Lamine Dabo and Nouhan Sano, Guineans who live in Bangkok, where there is a prosperous and close-knit Guinean community, have had a similar experience. They have been trying to persuade manufacturers to develop an N’Ko cellphone since 2007. Dabo and Sano’s gem-importing businesses take them all over Asia, and all over Asia they bring their list of more than seventeen thousand N’Ko words. Dabo says it’s possible to build a cheap cellphone with N’Ko as its language, a camera, and slots for two SIM cards— a necessity in Africa, where reception is often spotty. When he went to Guinea and Mali to discuss the phone with distributors, he said, he was mobbed with interest. But his briefcase was filled with rejections from manufacturers. Some asked him to put up the money himself. “Everyone says it’s possible, but the money is not enough for them to make it a priority,” he said.

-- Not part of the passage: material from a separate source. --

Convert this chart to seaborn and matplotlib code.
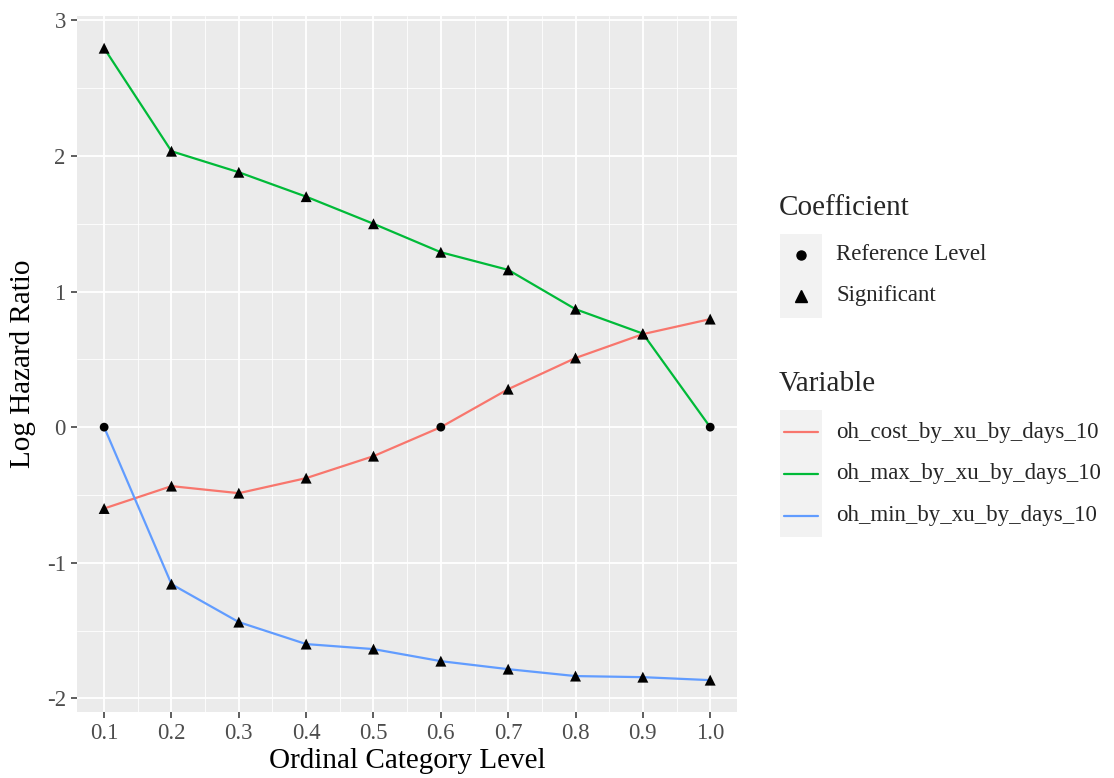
import matplotlib
matplotlib.use("Agg")
import matplotlib.pyplot as plt
from matplotlib.lines import Line2D
from matplotlib.patches import Rectangle
from matplotlib.ticker import MultipleLocator
import seaborn as sns
import pandas as pd

levels = [0.1, 0.2, 0.3, 0.4, 0.5, 0.6, 0.7, 0.8, 0.9, 1.0]
variables = ["oh_cost_by_xu_by_days_10", "oh_max_by_xu_by_days_10", "oh_min_by_xu_by_days_10"]
cost_vals = [-0.60, -0.435, -0.487, -0.376, -0.214, 0.0, 0.28, 0.51, 0.686, 0.797]
max_vals = [2.795, 2.035, 1.88, 1.70, 1.50, 1.29, 1.16, 0.87, 0.69, 0.0]
min_vals = [0.0, -1.158, -1.438, -1.60, -1.637, -1.726, -1.785, -1.836, -1.844, -1.866]
cost_coef = ["Significant"] * 5 + ["Reference Level"] + ["Significant"] * 4
max_coef = ["Significant"] * 9 + ["Reference Level"]
min_coef = ["Reference Level"] + ["Significant"] * 9
colors = ["#F8766D", "#00BA38", "#619CFF"]
x_ticks = [0.1, 0.2, 0.3, 0.4, 0.5, 0.6, 0.7, 0.8, 0.9, 1.0]
x_ticklabels = ["0.1", "0.2", "0.3", "0.4", "0.5", "0.6", "0.7", "0.8", "0.9", "1.0"]
y_ticks = [-2, -1, 0, 1, 2, 3]
y_ticklabels = ["-2", "-1", "0", "1", "2", "3"]

rows = []
for var, vals, coefs in zip(variables, [cost_vals, max_vals, min_vals], [cost_coef, max_coef, min_coef]):
    for lv, v, c in zip(levels, vals, coefs):
        rows.append({"level": lv, "value": v, "Variable": var, "Coefficient": c})
df = pd.DataFrame(rows)

sns.set_theme(style="darkgrid")
plt.rcParams["font.family"] = ["Liberation Serif", "DejaVu Serif"]

fig = plt.figure(figsize=(11.14, 7.78), dpi=100)
ax = fig.add_axes([0.069, 0.085, 0.593, 0.894])
ax.set_facecolor("#EBEBEB")

sns.lineplot(data=df, x="level", y="value", hue="Variable", palette=colors,
             linewidth=1.6, ax=ax, legend=False, zorder=3)
sns.scatterplot(data=df, x="level", y="value", style="Coefficient", size="Coefficient",
                markers={"Reference Level": "o", "Significant": "^"},
                sizes={"Reference Level": 40, "Significant": 62},
                color="black", edgecolor="none", ax=ax, legend=False, zorder=4)

ax.set_xlim(0.0595, 1.0405)
ax.set_ylim(-2.1, 3.03)
ax.set_xticks(x_ticks)
ax.set_xticklabels(x_ticklabels)
ax.set_yticks(y_ticks)
ax.set_yticklabels(y_ticklabels)
ax.xaxis.set_minor_locator(MultipleLocator(0.05))
ax.yaxis.set_minor_locator(MultipleLocator(0.5))
ax.grid(which="major", color="white", linewidth=1.3)
ax.grid(which="minor", color="white", linewidth=0.6)
ax.set_axisbelow(True)
for s in ax.spines.values():
    s.set_visible(False)
ax.tick_params(axis="both", which="major", length=4, width=1.1, color="#333333",
               labelsize=16.5, labelcolor="#4D4D4D", pad=4, bottom=True, left=True)
ax.tick_params(axis="both", which="minor", length=0)
ax.set_xlabel("Ordinal Category Level", fontsize=21, color="black", labelpad=3)
ax.set_ylabel("Log Hazard Ratio", fontsize=21, color="black", labelpad=8)

W, H = 1114, 778
def fx(px):
    return px / W
def fy(py):
    return 1 - py / H

# Coefficient legend
fig.text(fx(779), fy(208), "Coefficient", fontsize=21, va="center", ha="left")
fig.patches.append(Rectangle((fx(780), fy(318)), fx(42), (318 - 234) / H,
                             transform=fig.transFigure, facecolor="#F2F2F2", edgecolor="none"))
fig.lines.append(Line2D([fx(801)], [fy(255)], marker="o", color="black", markersize=6.5,
                        linestyle="none", transform=fig.transFigure))
fig.text(fx(836), fy(255), "Reference Level", fontsize=16.5, va="center", ha="left")
fig.lines.append(Line2D([fx(801)], [fy(296)], marker="^", color="black", markersize=8,
                        linestyle="none", transform=fig.transFigure))
fig.text(fx(836), fy(296), "Significant", fontsize=16.5, va="center", ha="left")

# Variable legend
fig.text(fx(779), fy(384), "Variable", fontsize=21, va="center", ha="left")
fig.patches.append(Rectangle((fx(780), fy(537)), fx(42), (537 - 410) / H,
                             transform=fig.transFigure, facecolor="#F2F2F2", edgecolor="none"))
for i, (var, col) in enumerate(zip(variables, colors)):
    yy = 432 + i * 42
    fig.lines.append(Line2D([fx(784), fx(818)], [fy(yy), fy(yy)], color=col, linewidth=1.6,
                            transform=fig.transFigure))
    fig.text(fx(836), fy(yy), var, fontsize=16.5, va="center", ha="left")

fig.savefig("out.png", dpi=100, facecolor="white")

Dabo and Sano are still trying. It might seem strange that the fortunes of N’Ko and of indigenous languages around the world should depend on the ability to subtitle 24, to write with Windows and, above all, to text. But for hundreds of heritage languages, a four-inch bar of plastic and battery and motherboard is the future of the past.
Rico says that he'll stick with English, thank you. But the world is too weird; Guineans in Bangkok? Who knew?